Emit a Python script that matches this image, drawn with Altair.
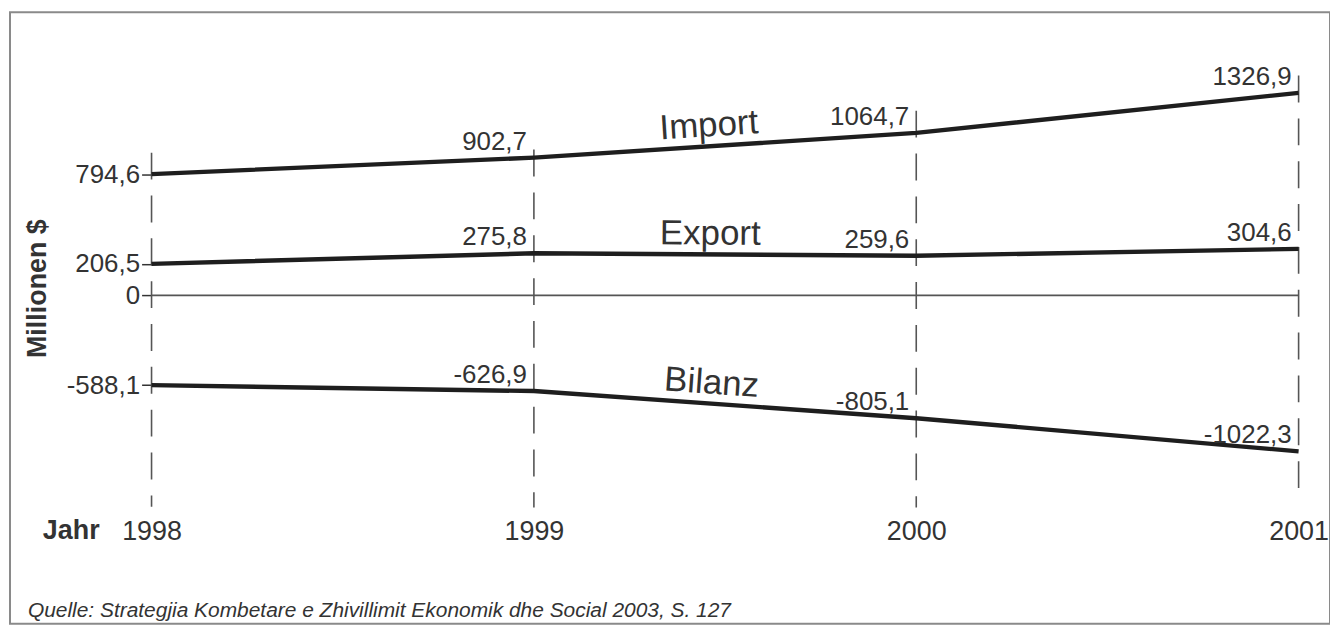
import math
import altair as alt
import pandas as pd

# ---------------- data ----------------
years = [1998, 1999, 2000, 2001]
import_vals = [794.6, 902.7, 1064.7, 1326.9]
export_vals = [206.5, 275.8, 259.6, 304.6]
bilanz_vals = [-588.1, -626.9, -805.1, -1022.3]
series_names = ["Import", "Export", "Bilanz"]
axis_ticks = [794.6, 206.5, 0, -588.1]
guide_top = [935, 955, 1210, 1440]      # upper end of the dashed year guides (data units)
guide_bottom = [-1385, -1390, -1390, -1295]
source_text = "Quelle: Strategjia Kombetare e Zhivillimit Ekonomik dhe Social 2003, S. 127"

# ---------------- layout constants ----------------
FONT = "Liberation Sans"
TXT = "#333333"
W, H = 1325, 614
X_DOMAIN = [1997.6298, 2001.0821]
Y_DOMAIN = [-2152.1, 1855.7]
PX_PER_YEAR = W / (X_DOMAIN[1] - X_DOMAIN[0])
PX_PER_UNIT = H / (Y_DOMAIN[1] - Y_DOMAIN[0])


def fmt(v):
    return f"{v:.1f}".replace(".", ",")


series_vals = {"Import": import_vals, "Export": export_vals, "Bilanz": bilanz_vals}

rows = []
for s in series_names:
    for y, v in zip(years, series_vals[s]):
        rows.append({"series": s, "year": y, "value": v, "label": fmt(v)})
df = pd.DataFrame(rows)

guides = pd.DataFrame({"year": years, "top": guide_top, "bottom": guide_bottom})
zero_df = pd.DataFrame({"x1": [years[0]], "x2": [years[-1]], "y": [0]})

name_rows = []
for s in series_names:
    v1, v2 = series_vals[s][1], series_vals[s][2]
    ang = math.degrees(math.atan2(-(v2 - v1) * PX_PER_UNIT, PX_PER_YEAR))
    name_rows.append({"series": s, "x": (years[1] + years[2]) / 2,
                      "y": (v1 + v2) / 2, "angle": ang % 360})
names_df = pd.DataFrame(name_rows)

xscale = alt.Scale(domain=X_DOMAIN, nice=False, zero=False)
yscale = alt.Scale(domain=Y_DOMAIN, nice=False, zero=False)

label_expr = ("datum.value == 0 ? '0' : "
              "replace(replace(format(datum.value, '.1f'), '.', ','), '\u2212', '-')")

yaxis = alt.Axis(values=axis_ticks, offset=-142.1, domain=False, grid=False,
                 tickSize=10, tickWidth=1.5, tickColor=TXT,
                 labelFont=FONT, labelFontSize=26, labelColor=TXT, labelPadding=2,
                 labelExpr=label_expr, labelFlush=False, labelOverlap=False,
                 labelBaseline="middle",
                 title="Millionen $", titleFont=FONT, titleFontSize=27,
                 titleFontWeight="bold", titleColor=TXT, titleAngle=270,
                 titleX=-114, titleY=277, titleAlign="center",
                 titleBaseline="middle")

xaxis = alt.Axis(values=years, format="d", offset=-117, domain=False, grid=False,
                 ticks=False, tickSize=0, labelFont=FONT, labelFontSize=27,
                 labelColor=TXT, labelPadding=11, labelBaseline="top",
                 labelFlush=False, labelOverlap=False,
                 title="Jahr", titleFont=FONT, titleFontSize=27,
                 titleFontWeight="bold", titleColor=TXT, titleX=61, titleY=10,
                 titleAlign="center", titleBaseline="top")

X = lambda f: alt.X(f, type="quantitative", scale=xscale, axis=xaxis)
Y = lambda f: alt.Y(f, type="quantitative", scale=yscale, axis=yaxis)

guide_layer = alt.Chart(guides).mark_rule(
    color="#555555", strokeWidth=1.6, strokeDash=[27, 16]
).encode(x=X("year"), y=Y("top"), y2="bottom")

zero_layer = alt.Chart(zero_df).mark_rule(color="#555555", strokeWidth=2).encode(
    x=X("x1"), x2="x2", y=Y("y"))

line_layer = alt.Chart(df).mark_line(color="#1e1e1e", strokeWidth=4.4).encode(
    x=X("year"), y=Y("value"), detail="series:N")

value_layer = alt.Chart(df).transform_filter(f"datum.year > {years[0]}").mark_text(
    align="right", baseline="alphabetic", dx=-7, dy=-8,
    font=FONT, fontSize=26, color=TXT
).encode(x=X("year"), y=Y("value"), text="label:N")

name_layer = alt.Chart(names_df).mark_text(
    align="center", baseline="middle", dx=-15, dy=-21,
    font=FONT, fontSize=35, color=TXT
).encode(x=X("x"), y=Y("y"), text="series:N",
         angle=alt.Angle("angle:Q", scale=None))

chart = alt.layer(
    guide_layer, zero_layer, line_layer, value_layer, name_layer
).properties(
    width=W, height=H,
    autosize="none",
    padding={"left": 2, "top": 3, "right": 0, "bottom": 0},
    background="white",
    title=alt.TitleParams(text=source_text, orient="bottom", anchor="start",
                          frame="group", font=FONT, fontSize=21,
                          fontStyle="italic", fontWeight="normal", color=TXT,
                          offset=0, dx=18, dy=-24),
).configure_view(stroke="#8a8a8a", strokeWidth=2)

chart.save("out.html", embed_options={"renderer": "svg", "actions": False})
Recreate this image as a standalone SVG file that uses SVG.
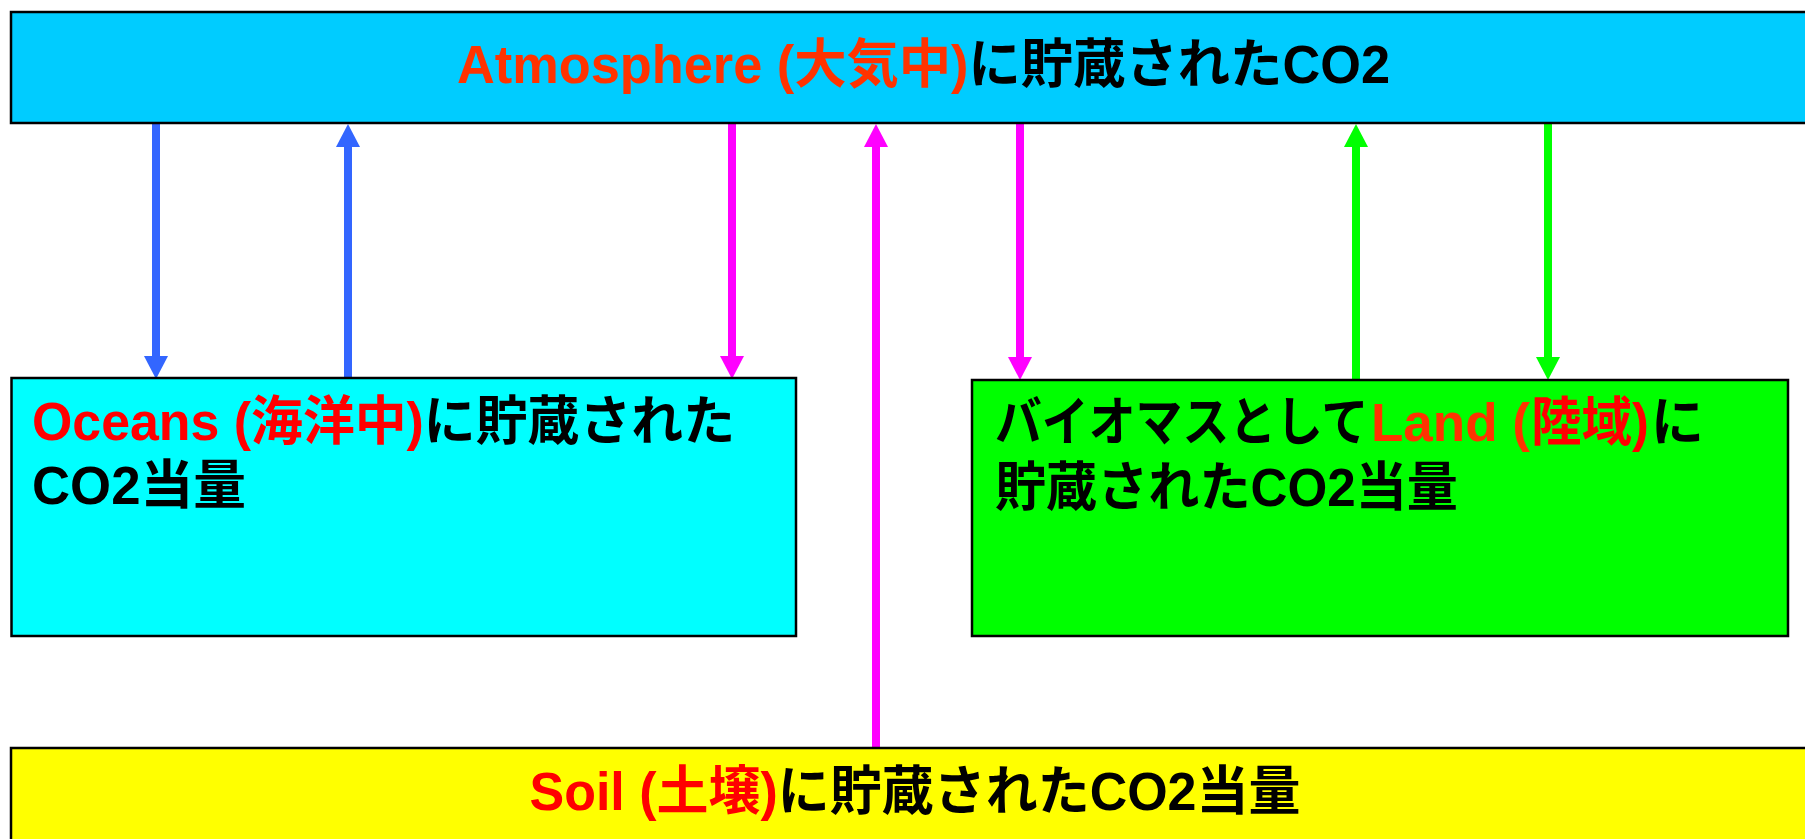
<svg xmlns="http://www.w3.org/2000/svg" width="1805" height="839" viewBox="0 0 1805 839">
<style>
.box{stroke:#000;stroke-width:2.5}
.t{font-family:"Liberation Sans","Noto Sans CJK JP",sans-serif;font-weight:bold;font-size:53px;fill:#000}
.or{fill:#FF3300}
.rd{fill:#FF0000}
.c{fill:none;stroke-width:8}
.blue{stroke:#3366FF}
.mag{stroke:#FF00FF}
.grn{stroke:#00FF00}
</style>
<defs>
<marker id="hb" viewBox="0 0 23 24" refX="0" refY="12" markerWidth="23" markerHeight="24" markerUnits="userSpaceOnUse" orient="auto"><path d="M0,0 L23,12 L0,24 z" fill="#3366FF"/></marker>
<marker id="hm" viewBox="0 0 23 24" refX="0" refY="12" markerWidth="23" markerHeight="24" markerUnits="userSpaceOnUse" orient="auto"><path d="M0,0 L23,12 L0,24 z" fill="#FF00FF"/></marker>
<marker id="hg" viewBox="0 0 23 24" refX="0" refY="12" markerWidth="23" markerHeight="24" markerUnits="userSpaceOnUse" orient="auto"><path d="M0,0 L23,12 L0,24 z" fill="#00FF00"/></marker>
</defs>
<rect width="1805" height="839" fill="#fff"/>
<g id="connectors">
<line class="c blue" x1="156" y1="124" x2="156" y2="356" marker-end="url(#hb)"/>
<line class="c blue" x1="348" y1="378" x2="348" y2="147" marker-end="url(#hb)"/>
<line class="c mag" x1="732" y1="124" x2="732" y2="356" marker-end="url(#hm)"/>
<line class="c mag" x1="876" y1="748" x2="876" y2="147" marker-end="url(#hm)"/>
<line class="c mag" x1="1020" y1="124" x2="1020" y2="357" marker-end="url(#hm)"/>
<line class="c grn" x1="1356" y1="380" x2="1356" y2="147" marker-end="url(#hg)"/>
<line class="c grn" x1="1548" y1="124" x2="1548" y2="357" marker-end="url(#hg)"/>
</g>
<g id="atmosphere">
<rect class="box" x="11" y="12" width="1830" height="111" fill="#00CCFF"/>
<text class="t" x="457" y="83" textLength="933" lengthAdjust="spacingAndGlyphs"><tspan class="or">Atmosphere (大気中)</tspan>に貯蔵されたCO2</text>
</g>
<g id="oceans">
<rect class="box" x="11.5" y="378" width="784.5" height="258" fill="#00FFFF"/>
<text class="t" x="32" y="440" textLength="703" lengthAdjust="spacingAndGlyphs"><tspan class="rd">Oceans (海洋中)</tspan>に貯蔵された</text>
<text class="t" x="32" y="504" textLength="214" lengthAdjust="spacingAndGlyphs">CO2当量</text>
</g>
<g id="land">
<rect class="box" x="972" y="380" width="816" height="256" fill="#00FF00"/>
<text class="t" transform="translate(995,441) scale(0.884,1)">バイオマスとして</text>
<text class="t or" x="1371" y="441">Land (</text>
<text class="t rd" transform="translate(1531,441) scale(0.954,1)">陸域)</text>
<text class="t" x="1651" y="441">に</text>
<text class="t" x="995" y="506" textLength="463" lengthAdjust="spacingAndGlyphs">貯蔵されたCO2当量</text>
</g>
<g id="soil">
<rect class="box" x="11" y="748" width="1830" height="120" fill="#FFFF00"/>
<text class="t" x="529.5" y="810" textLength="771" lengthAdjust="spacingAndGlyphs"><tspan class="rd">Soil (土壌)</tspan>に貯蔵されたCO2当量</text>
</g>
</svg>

****************************************

PROBLEM DESCRIPTION: Restate the data word for word from its first line through the line with "names_df = pd.DataFrame(name_rows)", leaving out any picture along the way.

WRITTEN REPLY:
Emit a Python script that matches this image, drawn with Altair.
import math
import altair as alt
import pandas as pd

# ---------------- data ----------------
years = [1998, 1999, 2000, 2001]
import_vals = [794.6, 902.7, 1064.7, 1326.9]
export_vals = [206.5, 275.8, 259.6, 304.6]
bilanz_vals = [-588.1, -626.9, -805.1, -1022.3]
series_names = ["Import", "Export", "Bilanz"]
axis_ticks = [794.6, 206.5, 0, -588.1]
guide_top = [935, 955, 1210, 1440]      # upper end of the dashed year guides (data units)
guide_bottom = [-1385, -1390, -1390, -1295]
source_text = "Quelle: Strategjia Kombetare e Zhivillimit Ekonomik dhe Social 2003, S. 127"

# ---------------- layout constants ----------------
FONT = "Liberation Sans"
TXT = "#333333"
W, H = 1325, 614
X_DOMAIN = [1997.6298, 2001.0821]
Y_DOMAIN = [-2152.1, 1855.7]
PX_PER_YEAR = W / (X_DOMAIN[1] - X_DOMAIN[0])
PX_PER_UNIT = H / (Y_DOMAIN[1] - Y_DOMAIN[0])


def fmt(v):
    return f"{v:.1f}".replace(".", ",")


series_vals = {"Import": import_vals, "Export": export_vals, "Bilanz": bilanz_vals}

rows = []
for s in series_names:
    for y, v in zip(years, series_vals[s]):
        rows.append({"series": s, "year": y, "value": v, "label": fmt(v)})
df = pd.DataFrame(rows)

guides = pd.DataFrame({"year": years, "top": guide_top, "bottom": guide_bottom})
zero_df = pd.DataFrame({"x1": [years[0]], "x2": [years[-1]], "y": [0]})

name_rows = []
for s in series_names:
    v1, v2 = series_vals[s][1], series_vals[s][2]
    ang = math.degrees(math.atan2(-(v2 - v1) * PX_PER_UNIT, PX_PER_YEAR))
    name_rows.append({"series": s, "x": (years[1] + years[2]) / 2,
                      "y": (v1 + v2) / 2, "angle": ang % 360})
names_df = pd.DataFrame(name_rows)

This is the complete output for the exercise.